全く覚えていないが、とにかく、見つけるのにも、見つけた後も手こずって、いつもとは全く違う遅い時間に家に帰るハメになった。
どんどん日が暮れてくる。やばい、叱られる。
お母さんがまだ仕事から帰ってきてなきゃいいけど。
案の定、玄関に、母は仁王立ちになり、
ゲンコツを構えていた。
ゲンコツを食らって、泣きながら、どこかに向かって走った。
それはいったい、家の外だったのか?ナカだったのか?
あとから考えると、どこかで遊びほうけていたわけでもなく、家でのお月見のために、ススキを取りに行ったという、どこか殊勝な理由である。

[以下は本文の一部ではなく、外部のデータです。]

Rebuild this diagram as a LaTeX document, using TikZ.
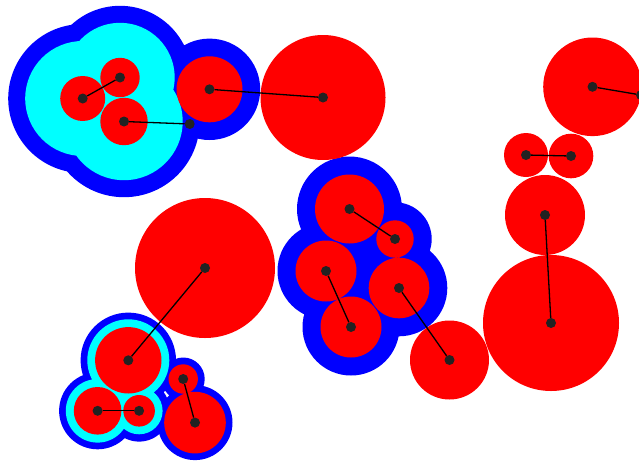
\documentclass[tikz,border=0pt]{standalone}
\definecolor{rd}{HTML}{FF0000}
\definecolor{bl}{HTML}{0000FF}
\definecolor{cy}{HTML}{00FFFF}
\definecolor{dk}{HTML}{222222}
\begin{document}
\begin{tikzpicture}[x=1pt,y=-1pt,
  dot/.style={circle,fill=dk,inner sep=0pt,minimum size=10pt},
  link/.style={draw=black,line width=1.3pt}]
\useasboundingbox (0,0) rectangle (639,461);
% centres
\coordinate (a1) at (82.7,98.5);
\coordinate (a2) at (120,77.5);
\coordinate (a3) at (124,121.5);
\coordinate (a4) at (189.7,124);
\coordinate (b1) at (209.5,89.3);
\coordinate (c1) at (323,97.5);
\coordinate (m1) at (349.5,209);
\coordinate (m2) at (395,239);
\coordinate (m3) at (326,271);
\coordinate (m4) at (399,288);
\coordinate (m5) at (351,327);
\coordinate (f) at (449.5,360);
\coordinate (L) at (205,268);
\coordinate (G) at (128.3,360.3);
\coordinate (H) at (97.6,410.8);
\coordinate (I) at (139.1,410.8);
\coordinate (J) at (183.2,379);
\coordinate (K) at (195,422.6);
\coordinate (M) at (592.5,86.8);
\coordinate (Mx) at (641,95);
\coordinate (N) at (526,155);
\coordinate (O) at (571,156);
\coordinate (P) at (545,215);
\coordinate (Q) at (551,323);
% blue halos
\fill[bl] (a1) circle (74.5) (a2) circle (71.7) (a3) circle (75.7) (b1) circle (50.7);
\fill[bl] (m1) circle (52.5) (m2) circle (36.7) (m3) circle (48.5) (m4) circle (48.3) (m5) circle (48.5);
\fill[bl] (G) circle (47.7) (H) circle (38.5) (I) circle (30.8);
\fill[bl] (J) circle (21.5) (K) circle (37.5);
% cyan halos
\fill[cy] (a1) circle (57.5) (a2) circle (54.7) (a3) circle (58.7);
\fill[cy] (G) circle (41) (H) circle (31.8) (I) circle (23.5);
% red discs
\fill[rd] (a1) circle (22.5) (a2) circle (19.7) (a3) circle (23.7) (b1) circle (33) (c1) circle (62.5);
\fill[rd] (m1) circle (34.5) (m2) circle (18.7) (m3) circle (30.5) (m4) circle (30.3) (m5) circle (30.5) (f) circle (39.5);
\fill[rd] (L) circle (70) (G) circle (33.2) (H) circle (23.8) (I) circle (15.8) (J) circle (14.7) (K) circle (30.8);
\fill[rd] (M) circle (49.3) (N) circle (22) (O) circle (22.3) (P) circle (40) (Q) circle (68);
% dots
\foreach \n in {a1,a2,a3,a4,b1,c1,m1,m2,m3,m4,m5,f,L,G,H,I,J,K,M,Mx,N,O,P,Q}
  \node[dot] (d\n) at (\n) {};
% links
\draw[link] (da1) -- (da2);
\draw[link] (da3) -- (da4);
\draw[link] (db1) -- (dc1);
\draw[link] (dm1) -- (dm2);
\draw[link] (dm3) -- (dm5);
\draw[link] (dm4) -- (df);
\draw[link] (dG) -- (dL);
\draw[link] (dH) -- (dI);
\draw[link] (dJ) -- (dK);
\draw[link] (dM) -- (dMx);
\draw[link] (dN) -- (dO);
\draw[link] (dP) -- (dQ);
\end{tikzpicture}
\end{document}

遅く帰っただけで、ゲンコツ食らうのも、最もだけれど、
お母さん、理由を聞いてからでもよくない?
そんな質問を母に向かってしたのは、母と対等に話せるようになった大学生時代。
母は言った。
「うちにはお父さんがいないからね、両方を1人でやる必要があったの。
優しい母親と、怖い父親をね。1人2役でさ。」
そう言って、けらけら笑った。
本当は陽気な母のこと、かなり無理して怖い母を演じていたに違いない。
そうか、子供だから、ケロッと騙されてた。
ゲンコツを構えたお母さんは、本当に、恐怖だった。